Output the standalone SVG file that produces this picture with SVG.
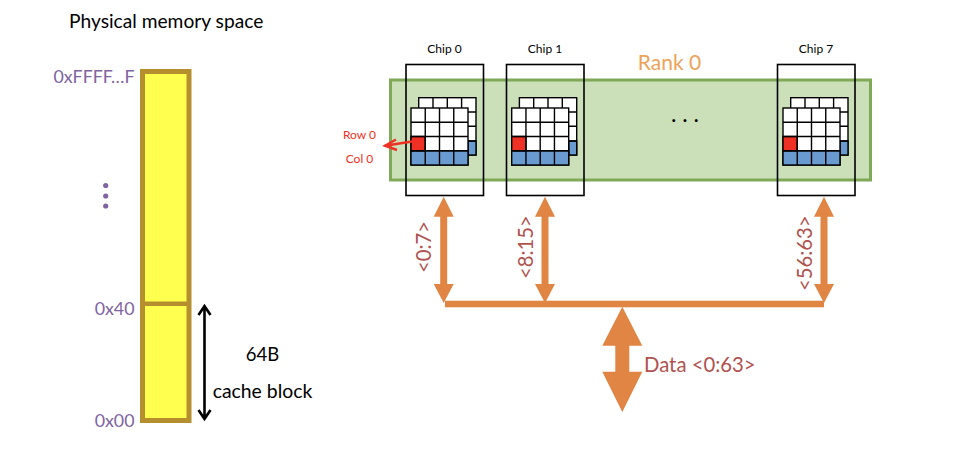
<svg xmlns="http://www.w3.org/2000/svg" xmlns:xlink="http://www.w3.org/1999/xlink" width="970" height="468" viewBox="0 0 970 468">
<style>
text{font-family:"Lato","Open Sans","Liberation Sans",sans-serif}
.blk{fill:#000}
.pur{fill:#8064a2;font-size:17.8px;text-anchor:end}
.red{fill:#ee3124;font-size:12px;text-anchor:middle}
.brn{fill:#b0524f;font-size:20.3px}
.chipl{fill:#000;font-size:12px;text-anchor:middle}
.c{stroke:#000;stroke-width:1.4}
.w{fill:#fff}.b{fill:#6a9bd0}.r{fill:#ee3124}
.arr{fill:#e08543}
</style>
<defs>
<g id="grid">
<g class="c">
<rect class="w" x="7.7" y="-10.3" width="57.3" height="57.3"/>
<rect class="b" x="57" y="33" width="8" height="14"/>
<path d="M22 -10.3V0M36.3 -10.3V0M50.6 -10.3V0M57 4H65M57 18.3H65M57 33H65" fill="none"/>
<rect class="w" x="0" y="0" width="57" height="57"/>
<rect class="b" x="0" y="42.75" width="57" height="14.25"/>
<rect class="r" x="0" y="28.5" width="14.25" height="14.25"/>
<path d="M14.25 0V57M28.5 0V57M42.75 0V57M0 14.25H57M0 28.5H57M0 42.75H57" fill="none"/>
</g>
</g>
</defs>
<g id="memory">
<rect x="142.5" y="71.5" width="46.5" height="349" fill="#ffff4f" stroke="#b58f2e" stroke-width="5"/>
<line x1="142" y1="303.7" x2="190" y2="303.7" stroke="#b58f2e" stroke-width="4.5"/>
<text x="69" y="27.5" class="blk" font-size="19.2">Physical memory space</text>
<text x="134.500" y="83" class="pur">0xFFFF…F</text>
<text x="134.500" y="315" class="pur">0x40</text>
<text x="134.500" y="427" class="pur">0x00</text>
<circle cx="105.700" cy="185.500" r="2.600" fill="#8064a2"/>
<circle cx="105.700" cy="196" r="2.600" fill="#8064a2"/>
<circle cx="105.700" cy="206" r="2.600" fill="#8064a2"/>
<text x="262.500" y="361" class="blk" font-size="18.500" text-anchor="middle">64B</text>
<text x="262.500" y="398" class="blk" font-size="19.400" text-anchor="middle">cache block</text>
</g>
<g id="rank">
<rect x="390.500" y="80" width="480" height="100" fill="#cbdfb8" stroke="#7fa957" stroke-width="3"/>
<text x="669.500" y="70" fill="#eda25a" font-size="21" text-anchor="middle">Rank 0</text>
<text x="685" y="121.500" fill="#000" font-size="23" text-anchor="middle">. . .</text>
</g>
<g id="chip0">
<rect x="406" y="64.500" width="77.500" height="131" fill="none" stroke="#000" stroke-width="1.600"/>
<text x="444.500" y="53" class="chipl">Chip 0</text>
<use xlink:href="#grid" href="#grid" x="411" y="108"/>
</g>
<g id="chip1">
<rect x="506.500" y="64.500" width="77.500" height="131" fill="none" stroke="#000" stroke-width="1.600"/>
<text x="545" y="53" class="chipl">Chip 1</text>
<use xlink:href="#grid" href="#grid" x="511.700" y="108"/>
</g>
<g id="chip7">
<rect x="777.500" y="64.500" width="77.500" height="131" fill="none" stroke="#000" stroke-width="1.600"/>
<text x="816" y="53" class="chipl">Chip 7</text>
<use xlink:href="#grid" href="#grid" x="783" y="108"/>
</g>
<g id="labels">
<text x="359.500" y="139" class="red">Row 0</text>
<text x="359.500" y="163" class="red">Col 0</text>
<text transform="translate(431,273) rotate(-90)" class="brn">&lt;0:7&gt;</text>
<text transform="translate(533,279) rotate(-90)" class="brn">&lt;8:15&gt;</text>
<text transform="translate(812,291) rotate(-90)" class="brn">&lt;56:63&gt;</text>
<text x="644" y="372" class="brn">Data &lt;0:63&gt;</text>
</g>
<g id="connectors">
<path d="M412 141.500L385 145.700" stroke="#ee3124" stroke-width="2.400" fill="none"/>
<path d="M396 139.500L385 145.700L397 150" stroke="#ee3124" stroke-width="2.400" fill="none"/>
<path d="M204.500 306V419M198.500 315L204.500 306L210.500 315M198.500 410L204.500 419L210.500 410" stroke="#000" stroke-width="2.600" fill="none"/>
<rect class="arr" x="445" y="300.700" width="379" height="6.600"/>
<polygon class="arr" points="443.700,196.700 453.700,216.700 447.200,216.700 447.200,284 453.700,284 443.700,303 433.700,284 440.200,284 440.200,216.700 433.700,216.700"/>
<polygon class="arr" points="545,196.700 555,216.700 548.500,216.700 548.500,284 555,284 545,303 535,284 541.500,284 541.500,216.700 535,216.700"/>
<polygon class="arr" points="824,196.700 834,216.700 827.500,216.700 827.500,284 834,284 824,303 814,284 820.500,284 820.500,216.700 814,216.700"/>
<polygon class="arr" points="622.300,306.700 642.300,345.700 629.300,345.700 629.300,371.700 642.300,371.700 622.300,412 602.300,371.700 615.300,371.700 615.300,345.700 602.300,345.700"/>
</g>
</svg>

..............................

▶ _Exercise prompt_:
Send back the data above word for word, with the pictures left out.

▶ _Complete response_:
Output the standalone SVG file that produces this picture with SVG.
<svg xmlns="http://www.w3.org/2000/svg" xmlns:xlink="http://www.w3.org/1999/xlink" width="970" height="468" viewBox="0 0 970 468">
<style>
text{font-family:"Lato","Open Sans","Liberation Sans",sans-serif}
.blk{fill:#000}
.pur{fill:#8064a2;font-size:17.8px;text-anchor:end}
.red{fill:#ee3124;font-size:12px;text-anchor:middle}
.brn{fill:#b0524f;font-size:20.3px}
.chipl{fill:#000;font-size:12px;text-anchor:middle}
.c{stroke:#000;stroke-width:1.4}
.w{fill:#fff}.b{fill:#6a9bd0}.r{fill:#ee3124}
.arr{fill:#e08543}
</style>
<defs>
<g id="grid">
<g class="c">
<rect class="w" x="7.7" y="-10.3" width="57.3" height="57.3"/>
<rect class="b" x="57" y="33" width="8" height="14"/>
<path d="M22 -10.3V0M36.3 -10.3V0M50.6 -10.3V0M57 4H65M57 18.3H65M57 33H65" fill="none"/>
<rect class="w" x="0" y="0" width="57" height="57"/>
<rect class="b" x="0" y="42.75" width="57" height="14.25"/>
<rect class="r" x="0" y="28.5" width="14.25" height="14.25"/>
<path d="M14.25 0V57M28.5 0V57M42.75 0V57M0 14.25H57M0 28.5H57M0 42.75H57" fill="none"/>
</g>
</g>
</defs>
<g id="memory">
<rect x="142.5" y="71.5" width="46.5" height="349" fill="#ffff4f" stroke="#b58f2e" stroke-width="5"/>
<line x1="142" y1="303.7" x2="190" y2="303.7" stroke="#b58f2e" stroke-width="4.5"/>
<text x="69" y="27.5" class="blk" font-size="19.2">Physical memory space</text>
<text x="134.500" y="83" class="pur">0xFFFF…F</text>
<text x="134.500" y="315" class="pur">0x40</text>
<text x="134.500" y="427" class="pur">0x00</text>
<circle cx="105.700" cy="185.500" r="2.600" fill="#8064a2"/>
<circle cx="105.700" cy="196" r="2.600" fill="#8064a2"/>
<circle cx="105.700" cy="206" r="2.600" fill="#8064a2"/>
<text x="262.500" y="361" class="blk" font-size="18.500" text-anchor="middle">64B</text>
<text x="262.500" y="398" class="blk" font-size="19.400" text-anchor="middle">cache block</text>
</g>
<g id="rank">
<rect x="390.500" y="80" width="480" height="100" fill="#cbdfb8" stroke="#7fa957" stroke-width="3"/>
<text x="669.500" y="70" fill="#eda25a" font-size="21" text-anchor="middle">Rank 0</text>
<text x="685" y="121.500" fill="#000" font-size="23" text-anchor="middle">. . .</text>
</g>
<g id="chip0">
<rect x="406" y="64.500" width="77.500" height="131" fill="none" stroke="#000" stroke-width="1.600"/>
<text x="444.500" y="53" class="chipl">Chip 0</text>
<use xlink:href="#grid" href="#grid" x="411" y="108"/>
</g>
<g id="chip1">
<rect x="506.500" y="64.500" width="77.500" height="131" fill="none" stroke="#000" stroke-width="1.600"/>
<text x="545" y="53" class="chipl">Chip 1</text>
<use xlink:href="#grid" href="#grid" x="511.700" y="108"/>
</g>
<g id="chip7">
<rect x="777.500" y="64.500" width="77.500" height="131" fill="none" stroke="#000" stroke-width="1.600"/>
<text x="816" y="53" class="chipl">Chip 7</text>
<use xlink:href="#grid" href="#grid" x="783" y="108"/>
</g>
<g id="labels">
<text x="359.500" y="139" class="red">Row 0</text>
<text x="359.500" y="163" class="red">Col 0</text>
<text transform="translate(431,273) rotate(-90)" class="brn">&lt;0:7&gt;</text>
<text transform="translate(533,279) rotate(-90)" class="brn">&lt;8:15&gt;</text>
<text transform="translate(812,291) rotate(-90)" class="brn">&lt;56:63&gt;</text>
<text x="644" y="372" class="brn">Data &lt;0:63&gt;</text>
</g>
<g id="connectors">
<path d="M412 141.500L385 145.700" stroke="#ee3124" stroke-width="2.400" fill="none"/>
<path d="M396 139.500L385 145.700L397 150" stroke="#ee3124" stroke-width="2.400" fill="none"/>
<path d="M204.500 306V419M198.500 315L204.500 306L210.500 315M198.500 410L204.500 419L210.500 410" stroke="#000" stroke-width="2.600" fill="none"/>
<rect class="arr" x="445" y="300.700" width="379" height="6.600"/>
<polygon class="arr" points="443.700,196.700 453.700,216.700 447.200,216.700 447.200,284 453.700,284 443.700,303 433.700,284 440.200,284 440.200,216.700 433.700,216.700"/>
<polygon class="arr" points="545,196.700 555,216.700 548.500,216.700 548.500,284 555,284 545,303 535,284 541.500,284 541.500,216.700 535,216.700"/>
<polygon class="arr" points="824,196.700 834,216.700 827.500,216.700 827.500,284 834,284 824,303 814,284 820.500,284 820.500,216.700 814,216.700"/>
<polygon class="arr" points="622.300,306.700 642.300,345.700 629.300,345.700 629.300,371.700 642.300,371.700 622.300,412 602.300,371.700 615.300,371.700 615.300,345.700 602.300,345.700"/>
</g>
</svg>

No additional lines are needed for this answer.